With the lines between night and day and indeed one day and the next becoming more blurred, let’s simply call this ‘part 4’…
onto diary 5
Out back on the sunny upper patio at Cheers Bar on 6th Street, one half of the Two Gallants – Adam Stephens – rises to the challenge of being heard above a metal band on the parking lot opposite – an occupational hazard at SXSW day-time shows. Minus his Gallant colleague, this is a new incarnation which allows a gentler, more introspective side to emerge. Joking that this new project is temporarily and creatively titled “Adam Stephens, for now…”, he brings a backing band of cello, drums and bass for an afternoon session of sublime lo-fi folkiness.

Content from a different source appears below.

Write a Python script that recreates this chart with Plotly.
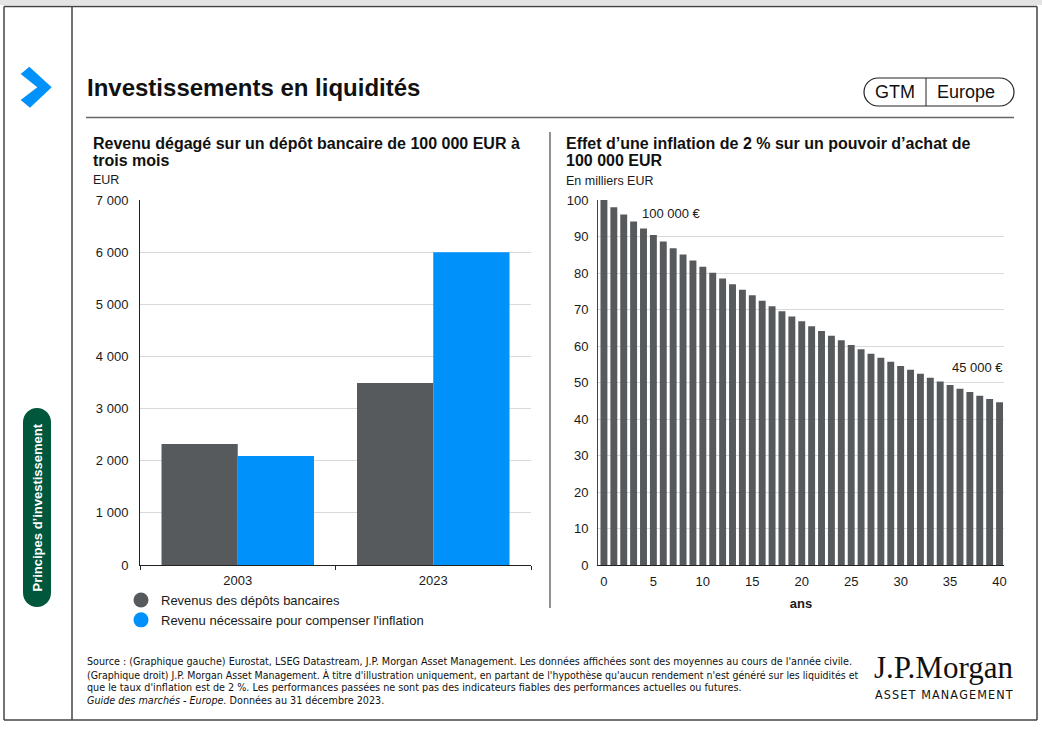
import json
import plotly.graph_objects as go

# ---------------- data ----------------
left_categories = ["2003", "2023"]
bank_deposit_income = [2320, 3490]
income_needed_inflation = [2090, 6000]
left_series_names = ["Revenus des dépôts bancaires",
                     "Revenu nécessaire pour compenser l'inflation"]

years = list(range(0, 41))
purchasing_power = [100.0, 98.0, 96.0, 94.1, 92.2, 90.4, 88.6, 86.8, 85.1, 83.4,
                    81.7, 80.1, 78.5, 76.9, 75.4, 73.9, 72.4, 70.9, 69.5, 68.1,
                    66.8, 65.4, 64.1, 62.8, 61.6, 60.3, 59.1, 57.9, 56.8, 55.7,
                    54.5, 53.5, 52.4, 51.3, 50.3, 49.3, 48.3, 47.4, 46.4, 45.5,
                    44.6]
left_yticks = [0, 1000, 2000, 3000, 4000, 5000, 6000, 7000]
right_yticks = [0, 10, 20, 30, 40, 50, 60, 70, 80, 90, 100]
right_xticks = [0, 5, 10, 15, 20, 25, 30, 35, 40]

GRAY = "#575a5d"
BLUE = "#0092fa"
GREEN = "#00573c"
FONT = "Liberation Sans, Arial, sans-serif"
NARROW = "Liberation Sans Narrow, DejaVu Sans Condensed, Arial Narrow, sans-serif"

W, H = 1042, 729


def X(px):
    return round(px / W, 5)


def Y(py):
    return round(1 - py / H, 5)


fig = go.Figure()

fig.add_trace(go.Bar(x=left_categories, y=bank_deposit_income, name=left_series_names[0],
                     marker=dict(color=GRAY, line=dict(width=0)), showlegend=False,
                     xaxis="x", yaxis="y"))
fig.add_trace(go.Bar(x=left_categories, y=income_needed_inflation, name=left_series_names[1],
                     marker=dict(color=BLUE, line=dict(width=0)), showlegend=False,
                     xaxis="x", yaxis="y"))
for nm, col in zip(left_series_names, [GRAY, BLUE]):
    fig.add_trace(go.Scatter(x=[None], y=[None], mode="markers", name=nm,
                             marker=dict(color=col, size=15, symbol="circle"),
                             xaxis="x", yaxis="y", showlegend=True))

fig.add_trace(go.Bar(x=years, y=purchasing_power, marker=dict(color=GRAY, line=dict(width=0)),
                     showlegend=False, xaxis="x2", yaxis="y2", name="Pouvoir d'achat",
                     width=0.7))

fig.update_layout(
    width=W, height=H,
    margin=dict(l=0, r=0, t=0, b=0, pad=0, autoexpand=False),
    paper_bgcolor="white", plot_bgcolor="white",
    font=dict(family=FONT, size=13, color="#1a1a1a"),
    separators=", ",
    barmode="group",
    bargap=0.22, bargroupgap=0,
    xaxis=dict(domain=[X(140), X(531)], type="category", showgrid=False, automargin=False,
               showline=True, linecolor="#222", linewidth=1,
               ticks="outside", tickson="boundaries", ticklen=4, tickcolor="#222",
               ticklabelstandoff=3, tickfont=dict(size=13), anchor="y"),
    yaxis=dict(domain=[Y(565), Y(200)], range=[0, 7000], tickvals=left_yticks, automargin=False,
               tickformat=",d", showgrid=True, gridcolor="#d9d9d9", gridwidth=1,
               showline=True, linecolor="#222", linewidth=1, zeroline=False,
               ticks="", ticklabelstandoff=8, tickfont=dict(size=13), anchor="x"),
    xaxis2=dict(domain=[X(598), X(1004)], range=[-0.6, 40.45], tickvals=right_xticks,
                automargin=False,
                showgrid=False, showline=True, linecolor="#222", linewidth=1,
                ticks="", ticklabelstandoff=4, tickfont=dict(size=13), anchor="y2",
                zeroline=False,
                title=dict(text="<b>ans</b>", font=dict(size=13), standoff=11)),
    yaxis2=dict(domain=[Y(565), Y(200)], range=[0, 100], tickvals=right_yticks,
                automargin=False,
                showgrid=True, gridcolor="#d9d9d9", gridwidth=1,
                showline=True, linecolor="#444", linewidth=1, zeroline=False,
                ticks="", ticklabelstandoff=6, tickfont=dict(size=13), anchor="x2"),
    legend=dict(x=X(121), y=Y(585), xanchor="left", yanchor="top",
                font=dict(size=13), bgcolor="rgba(0,0,0,0)", tracegroupgap=0,
                itemwidth=30),
)

frame = dict(color="#444", width=1.5)
fig.add_shape(type="rect", xref="paper", yref="paper", x0=X(0), x1=X(W), y0=Y(0), y1=Y(5),
              fillcolor="#e4e4e4", line=dict(width=0))
fig.add_shape(type="line", xref="paper", yref="paper", x0=X(4), x1=X(1037), y0=Y(6.5), y1=Y(6.5), line=frame)
fig.add_shape(type="line", xref="paper", yref="paper", x0=X(4), x1=X(4), y0=Y(6.5), y1=Y(720), line=frame)
fig.add_shape(type="line", xref="paper", yref="paper", x0=X(1037), x1=X(1037), y0=Y(6.5), y1=Y(720), line=frame)
fig.add_shape(type="line", xref="paper", yref="paper", x0=X(4), x1=X(1037), y0=Y(720), y1=Y(720), line=frame)
fig.add_shape(type="line", xref="paper", yref="paper", x0=X(72), x1=X(72), y0=Y(6.5), y1=Y(720), line=frame)
fig.add_shape(type="line", xref="paper", yref="paper", x0=X(86), x1=X(1014), y0=Y(117.5), y1=Y(117.5),
              line=dict(color="#666", width=1.5))
fig.add_shape(type="line", xref="paper", yref="paper", x0=X(550), x1=X(550), y0=Y(132), y1=Y(608),
              line=dict(color="#555", width=1.3))
fig.add_shape(type="line", xref="paper", yref="paper", x0=X(926), x1=X(926), y0=Y(78), y1=Y(106),
              line=dict(color="#222", width=1))


def P(a, b):
    return f"{X(a)},{Y(b)}"


chev = [(29.3, 66.7), (51.7, 87.3), (30, 107.7), (20.7, 100), (37.3, 87.3), (20.7, 74)]
chev_path = "M " + " L ".join(P(a, b) for a, b in chev) + " Z"


def vpill(x0, x1, y0, y1, r):
    xm = (x0 + x1) / 2
    return (f"M {P(x0, y0 + r)} C {P(x0, y0 + r * 0.45)} {P(xm - r * 0.55, y0)} {P(xm, y0)} "
            f"C {P(xm + r * 0.55, y0)} {P(x1, y0 + r * 0.45)} {P(x1, y0 + r)} "
            f"L {P(x1, y1 - r)} C {P(x1, y1 - r * 0.45)} {P(xm + r * 0.55, y1)} {P(xm, y1)} "
            f"C {P(xm - r * 0.55, y1)} {P(x0, y1 - r * 0.45)} {P(x0, y1 - r)} Z")


def hpill(x0, x1, y0, y1, r):
    ym = (y0 + y1) / 2
    return (f"M {P(x0 + r, y0)} L {P(x1 - r, y0)} "
            f"C {P(x1 - r * 0.45, y0)} {P(x1, ym - r * 0.55)} {P(x1, ym)} "
            f"C {P(x1, ym + r * 0.55)} {P(x1 - r * 0.45, y1)} {P(x1 - r, y1)} "
            f"L {P(x0 + r, y1)} C {P(x0 + r * 0.45, y1)} {P(x0, ym + r * 0.55)} {P(x0, ym)} "
            f"C {P(x0, ym - r * 0.55)} {P(x0 + r * 0.45, y0)} {P(x0 + r, y0)} Z")


extra_shapes = [
    dict(type="path", xref="paper", yref="paper", path=chev_path,
         fillcolor=BLUE, line=dict(width=0)),
    dict(type="path", xref="paper", yref="paper", path=vpill(23, 51, 408, 607, 14),
         fillcolor=GREEN, line=dict(width=0), layer="below"),
    dict(type="path", xref="paper", yref="paper", path=hpill(864, 1014, 78, 106, 14),
         line=dict(color="#222", width=1.2)),
]

ann = []


def txt(x, y, text, size=13, xanchor="left", yanchor="middle", color="#1a1a1a",
        family=FONT, angle=0, align="left"):
    ann.append(dict(x=X(x), y=Y(y), xref="paper", yref="paper", text=text,
                    showarrow=False, xanchor=xanchor, yanchor=yanchor,
                    font=dict(size=size, color=color, family=family),
                    textangle=angle, align=align, borderpad=0))


txt(86, 88, "<b>Investissements en liquidités</b>", size=24, color="#111")
txt(895, 92, "GTM", size=18, xanchor="center", color="#111")
txt(966, 92, "Europe", size=18, xanchor="center", color="#111")
txt(37, 507.5, "<b>Principes d’investissement</b>", size=13, xanchor="center",
    color="white", angle=-90)

txt(92, 143, "<b>Revenu dégagé sur un dépôt bancaire de 100 000 EUR à</b>", size=16, color="#111")
txt(92, 161, "<b>trois mois</b>", size=16, color="#111")
txt(92, 180, "EUR", size=12.5)
txt(565, 143, "<b>Effet d’une inflation de 2 % sur un pouvoir d’achat de</b>", size=16, color="#111")
txt(565, 161, "<b>100 000 EUR</b>", size=16, color="#111")
txt(565, 181, "En milliers EUR", size=12.5)

ann.append(dict(x=3.6, y=96.4, xref="x2", yref="y2", text="100 000 €", showarrow=False,
                xanchor="left", yanchor="middle", font=dict(size=13, color="#1a1a1a")))
ann.append(dict(x=X(1005), y=54.2, xref="paper", yref="y2", text="45 000 €", showarrow=False,
                xanchor="right", yanchor="middle", font=dict(size=13, color="#1a1a1a")))

footer_lines = [
    "Source : (Graphique gauche) Eurostat, LSEG Datastream, J.P. Morgan Asset Management. "
    "Les données affichées sont des moyennes au cours de l'année civile.",
    "(Graphique droit) J.P. Morgan Asset Management. À titre d'illustration uniquement, en partant "
    "de l'hypothèse qu'aucun rendement n'est généré sur les liquidités et",
    "que le taux d'inflation est de 2 %. Les performances passées ne sont pas des indicateurs "
    "fiables des performances actuelles ou futures.",
    "<i>Guide des marchés - Europe.</i> Données au 31 décembre 2023.",
]
footer_sizes = [10.7, 10.5, 10.7, 10.7]
for i, line in enumerate(footer_lines):
    txt(86, 662 + i * 12.7, line, size=footer_sizes[i], family=NARROW, color="#111")

txt(1014, 668, "J.P.Morgan", size=31, xanchor="right",
    family="Liberation Serif, Times New Roman, serif", color="#111")
txt(1014, 695, "\u200a".join("ASSET MANAGEMENT"), size=12.5, xanchor="right",
    family=NARROW, color="#111")

fig.update_layout(annotations=ann)

post = """
var hs = 'margin:0;padding:0;overflow:hidden;height:729px;width:1042px;';
document.documentElement.style.cssText = hs;
document.body.style.cssText = hs;
var gd = document.getElementById('{plot_id}');
function note(t) {
  var d = document.createElement('div');
  d.style.position='fixed'; d.style.left='80px'; d.style.top='20px';
  d.style.font='11px monospace'; d.style.color='red'; d.style.zIndex=9999;
  d.textContent = t;
  document.body.appendChild(d);
}
try {
  var p = Plotly.relayout(gd, {shapes: (gd.layout.shapes || []).concat(EXTRA)});
  if (p && p.catch) { p.catch(function(e){ note('ERR ' + e); }); }
} catch (e) { note('ERR ' + e); }
""".replace("EXTRA", json.dumps(extra_shapes))
fig.write_html("out.html", post_script=post, config={"displayModeBar": False})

Devo @ Austin City Music Hall
Ahead of a headline showcase at the concrete, boxy cavern that is the Austin City Music Hall, Devo beamed in briefly from the mothership to preach the gospel of de-evolution. Eschewing the yellow haz-mat jumpsuits and red cone hats of old for the press call and daytime interview panel, the largely greying and matured gents look every inch the new wave elder statesmen. At a conference panel moderated by KCRW’s Nic Harcourt, Gerald Casale reveals that they are part way through recording their first studio album since 1990’s Smooth Noodle Maps, with a late 2009 release date scheduled for the new material. The full-to-capacity evening show at the Music Hall sees the band take to the stage beneath a huge and stunning video projection backdrop. The set opens with a new song – ‘Don’t Shoot, I’m a Man’ – and offers a preview of more forthcoming material some of which bring guitars slightly more to the fore than the trademark electropop synth-laden sound of old. ‘Mongolid’, ‘Whip It’ and the rousing ‘Jocko Homo’ in the encore still seem astonishingly fresh and relevant. The familiar red hats are briefly donned, before being lunched through the air into a sea of grasping hands – the more financially evolved punters reportedly being able to scoop up their own iconic Devo tifters for a hefty 30 bucks at the merch stand.
Showcasing Scotland @ La Zona Rosa
This year sees a strong Scottish contingent taking to the various stages of SXSW, and substantial crowds throng the 1,200 capacity venue for the Scottish Arts Council sponsored main evening showcase.
The recent FatCat-signees We Were Promised Jetpacks have a bit of a buzz around them at this year’s SXSW, and justifiably claim their place as tonight’s show-openers. Chuntering energetically through their quiet/loud/quiet/loud/loud/loud set, they show a musical maturity beyond their youthful years, although Adam Thompson does seem momentarily awed by the size of crowd and particularly the expansive stage which he notes as being larger than his entire flat. Their debut album will be one to watch out for.
Camera Obscura turn in a tighter and stronger performance than the sparsely attended midnight (but very late-running) 4AD showcase at the more austere Central Presbyterian Church a few nights previously.
In the third of five SXSW shows as a duo, The Proclaimers had the biggest crowd of the night for another stripped-down trawl through their extensive back catalogue. The recognition-factor was high amongst the largely US-based audience included, but which also included a smattering of very vocal ex-pats. A surprising number of younger Scottish musicians were intently taking in the set, including various members of Come On Gang and My Latest Novel, some of whom were taking in their first Proclaimers live show.
Glasvegas then change the pace and volume significantly, stalking the strobe-strafed stage as they pounded out a by-now familiar set. In the ubiquitous black jeans, cut down John Lennon t-shirt, rising slick-backed quiff, and Ray-Bans, James Allan increasingly metamorphoses – at least visually – into the young Joe Strummer.
Around 1am, Primal Scream take to the stage to bring the hugely successful evening to a raucous and thundering close, wholly justifying the Scottish Arts Council investment in a full evening event on this scale.